Terrific vision, Redneck Ma! Mine would be a lot like yours, and it would include coverage of vision care.

Up here in New York State, we have state income tax, city income tax if you live in New York City (which I don't), and high property taxes (at least on Long Island, where I live). I'm talking annual property taxes of $8,000 on a puny 1,400-square-foot 40-year-old home, vastly overvalued at about $325,000. Even with all of that, I'd gladly pay increased income taxes because in the long run, health care costs would go down because they'd be covered for everyone.

I'm curious what your physician spouse's vision looks like.


Re: poor people and tax: y'all is familiar with a graduated tax system, yes?

As for health... ask Google how the medicare system in Australia works, and what you can get with your Medicare card (not dentists, unfortunately).

Loving the peacock, btw.


Vision, yes! Graduated tax system, absolutely. I live in a state with no income tax but with a very high sales tax, which is of course pretty damned regressive. Sometimes I forget there's another way.

Still, even with a graduated tax, conservative politicos will raise a stink about the effect on "working families."

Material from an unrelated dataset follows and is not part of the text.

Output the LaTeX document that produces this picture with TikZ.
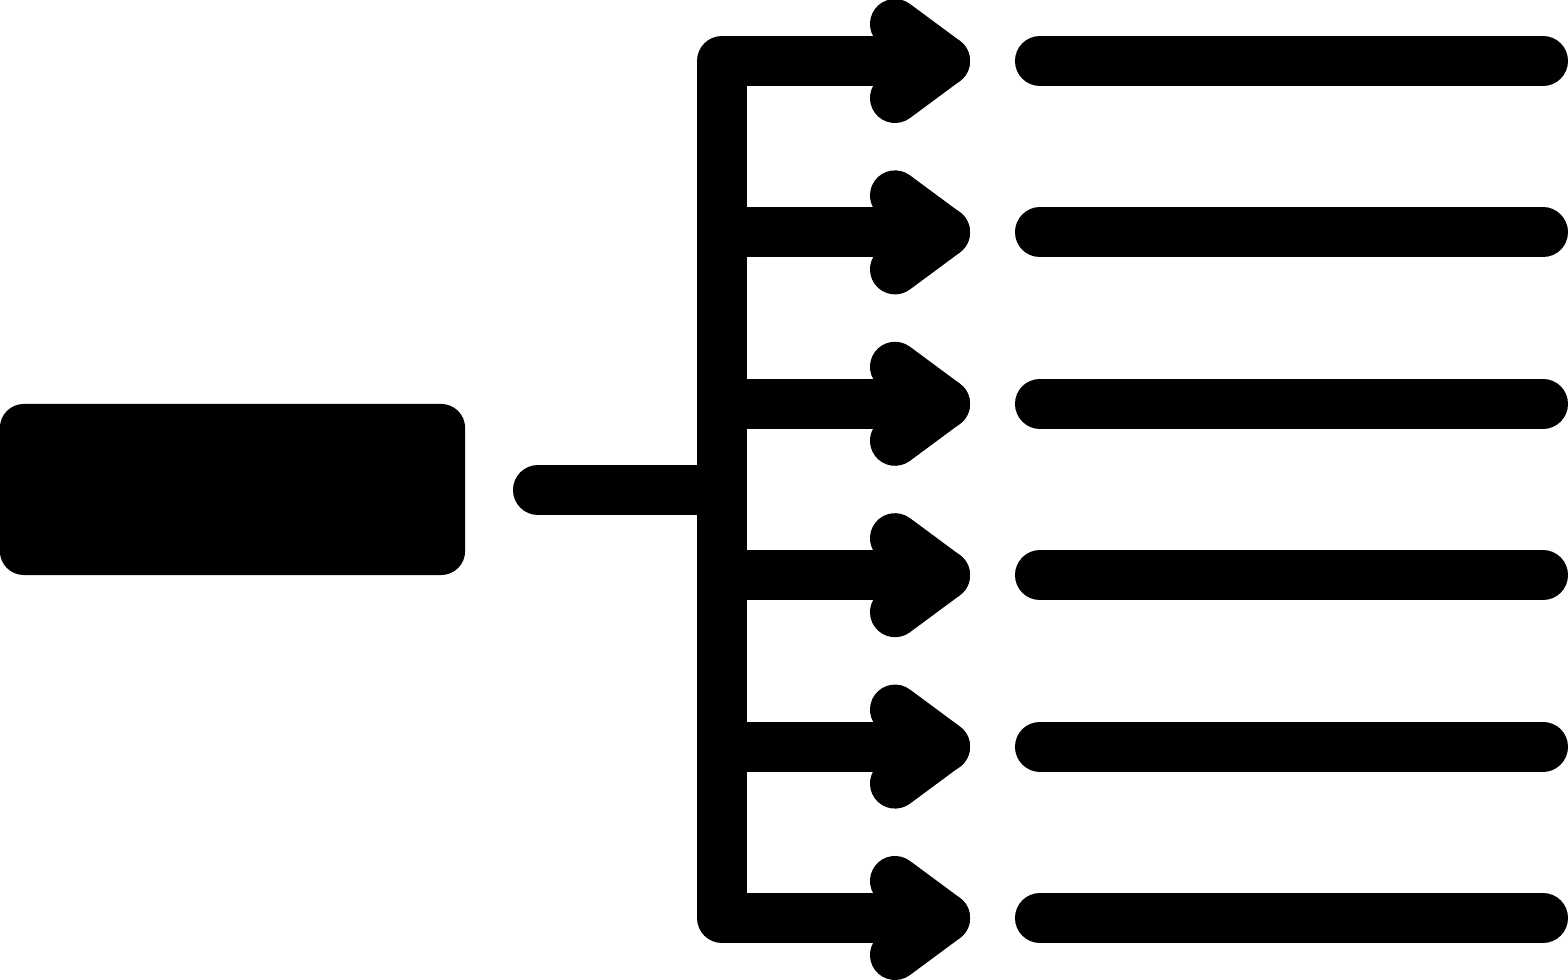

I'm curious what your physician spouse's vision looks like.

Shhhh! Don't tell my writer husband about my doctor husband! Actually, my husband's career in medicine was a fabrication of my health-insurance company. They decided he was an out-of-network doctor instead of my son's father and summarily denied an urgent-care claim. Took months for them to cough up.


D'oh! Blame my misidentification of your husband on perimenopause-induced mental fuzziness.


On the Canada tip: in this John Scalzi interview with Robert Sawyer (Canada's top sci-fi writer), Sawyer credits Canada's socialized medicine system for allowing him to become a full-time writer at age 23, instead of having to schlep through a bunch of go-nowhere jobs like a lot of U.S. writers, artists, et al.

Here's the link.

Amen.


I think one interesting idea to float is that people who take advantage of preventive care incentives -- yearly checkups with doctor and dentist, physical fitness services, one free annual visit with a nutritionist, annual tests for diabetes and high blood pressure, etc. -- would get to pay lower co-pays for treatment. It would incentivize healthy behavior and proactive care and should help reduce more significant care costs, such as drugs and other interventions.


I for one wouldn't mind an increase in taxes if it meant no insurance crap. I'm in a situation of having just gotten married and gone off my parents' insurance (Which of course I'd always taken for granted as a comfortable middle class kid) while still in school. Insurance? Forget it. I make just barely enough money so that non-insurance care is not an option and not enough to handle insurance costs. I keep wondering how many other newly-adult people are having the same problem and waking up to just how badly this whole system sucks.


I keep wondering how many other newly-adult people are having the same problem and waking up to just how badly this whole system sucks.

I certainly did, years ago. I found myself in my first full-time reporting job in a tiny market with no benefits. I drove very carefully and tried to stay out of the doctor's office.

One of my relatives is postponing marriage b/c he's uninsured and marriage would invalidate the health insurance his girlfriend and son get on her parents' plan. Hear that, conservatives? The magic of the free market is promoting living in "sin!"

I can't tell you how many people I know who have forgone needed medication because they had no coverage after graduation and couldn't afford their drugs, resulting in all kinds of problems, large and small.


I like that vision very well, and would also add vision coverage and the "wacky" alternative medical treatments like acupuncture and massage as well. Wouldn't we all be a lot better off if we could get a massage for stress relief once a week? All the newly unemployed insurance workers could be retrained as massage therapists and work from their homes or neighborhoods.

To pay for it, I like two approaches: one, we'd have a heck of a lot more money if we weren't flushing it down the toilet in Iraq (Bring them home safely!)and two, a regressive tax that hits high income people with higher percentages than low income people. I'm evil that way.


To your list, I'd add eye care, which also seems to be considered an 'extra' that is often not covered.


I would say that any employer who employs more than "x" number of full-time employees in the U.S. should be forced to pay into a universal health care system (regardless of where the company is headquartered) and that taxes should take care of the rest. If the money I currently spend on health insurance was given to a universal health care plan instead, I wouldn't mind one bit.

Oh, and I love Constance's idea about incentives for those who take care of themselves in a proactive way. Couple that with the British notion of giving doctors bonuses for getting their patients' cholesterol down, getting them to quit smoking, etc.; and what a beautiful world it would be ...


I have been a proponent of a nationalized health care system for years. I am sick of the "I got mine mentality" as well. If we actually got out and voted, we would at least stand a chance at having our tax dollars go for things we need, like health and education and not for some ego building war because a mental defective has been left in charge of the White House. I for one would happily pay more out of my weekly income if I knew it meant that not only I, but my friends, neighbors, daughter, grandkids and even the conservative morons that rail against people like me, would get the care they need. Oh, yeah, dental and vision.